Using that standard, Brady’s 32-to-8 TD-to-INT ratio could be considered more impressive than Favre’s 25-to-6 ratio. That’s also really analyzing stats at an extreme level.

Really, Favre was 40 years old for most of the 2009 season, and considering the life he led and the way he played the game, his body might have been much more like that of a 50-year-old when he put forth that incredible 2009 performance. The ol’ gunslinger wins this one — albeit narrowly — against the pliable man who refuses to touch strawberries or tomatoes.

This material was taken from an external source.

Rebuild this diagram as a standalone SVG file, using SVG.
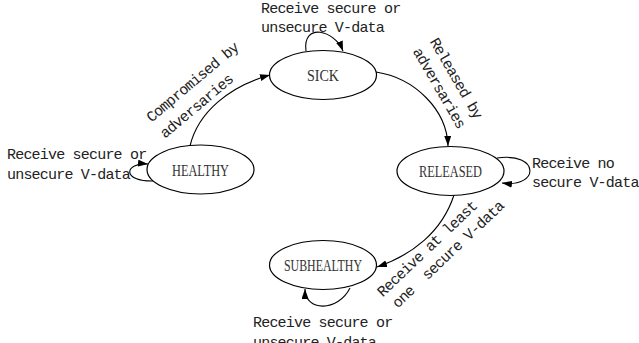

While postseason stats, for whatever reason, are often overlooked in such discussions and comparisons, it’s worth taking a look at Favre’s stats in two playoff games that year to provide another benchmark for Brady.

In two playoff games in 2009, Favre completed 43 of 70 passes (61.4 percent) for 544 yards, five touchdowns and two interceptions. That run ended in disaster for Favre, who threw an interception deep in New Orleans territory when the Vikings were in position for a game-winning field goal. It was his second interception of the game. The Saints won in overtime.

All of those playoff numbers are within reach for Brady, who threw for 1,135 yards, seven touchdowns and three interceptions in three postseason games last year. Ergo, this is a discussion that warrants another look once the Patriots’ season comes to an end. Ultimately, if Brady can lift the Lombardi over his head in early February, he’ll almost certainly have done enough to wrest the unofficial title away from Favre.

And when it comes to looking forward, simply by virtue of staying healthy and producing at a reasonable rate, Brady can easily secure the title of best season by a 41-year-old, and a 42-year-old and so forth for as long as he intends to play. There, he faces essentially zero competition as he embarks on uncharted territory for NFL quarterbacks.